Jon has done anything but fall short when it comes to parenting. He changes diapers, does bottle feedings, plays with Mason (sometimes more effectively than me, I might add!), and soothes him when he’s upset. He knows Mason’s bedtime routine, and legitimately enjoys giving him baths. Jon is active in almost every single way that I am in being a parent to Mason, and he has to be because I’m not always around. These aren’t things he does as a favor to me, or to “go above and beyond” — he does them because he is Mason’s dad. I think that if I didn’t expect anything from him at all and marveled at the things he did do, it would be condescending and offensive. I mean, hey, if he treated all of my mothering skills as some sort of big surprise, as if he never thought I would be able to do them, I would be offended too!

Don’t get me wrong, I don’t think that dads shouldn’t be complimented.

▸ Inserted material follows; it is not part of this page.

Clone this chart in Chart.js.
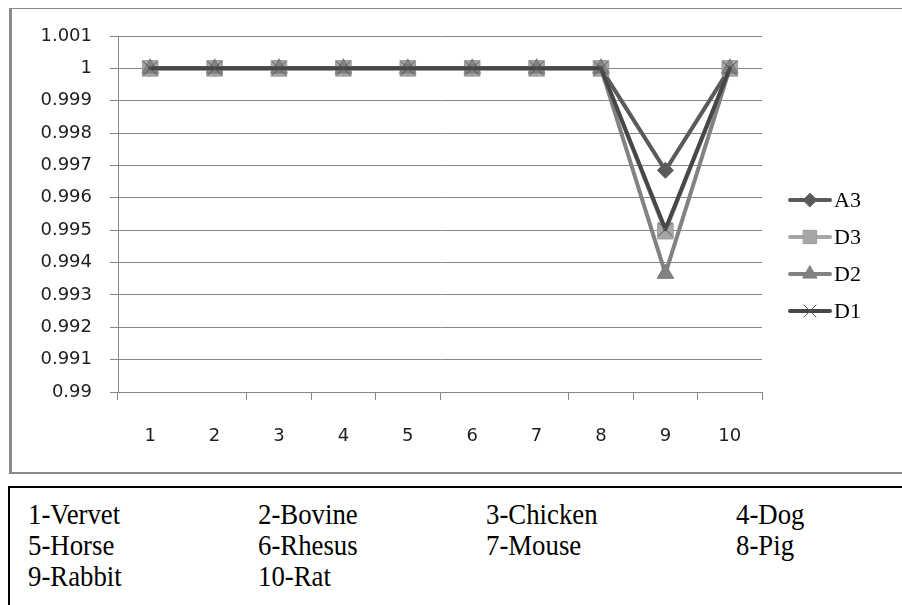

It’s just that I think they shouldn’t be expected to be ignorant to parenting skills, in the same way that I don’t think mothers should be expected to know everything about babies. The role of Dad is an evolving one, and I think the ideas behind what a father should be are something a lot different than what they used to be.

 Yes, deadbeat dads (and deadbeat moms, too) or dads that remain uninvolved will always exist, but there is a recognizable new “Dad” out there now who deserves to be treated with the same respect as all of us Moms…and he’s anything but clueless!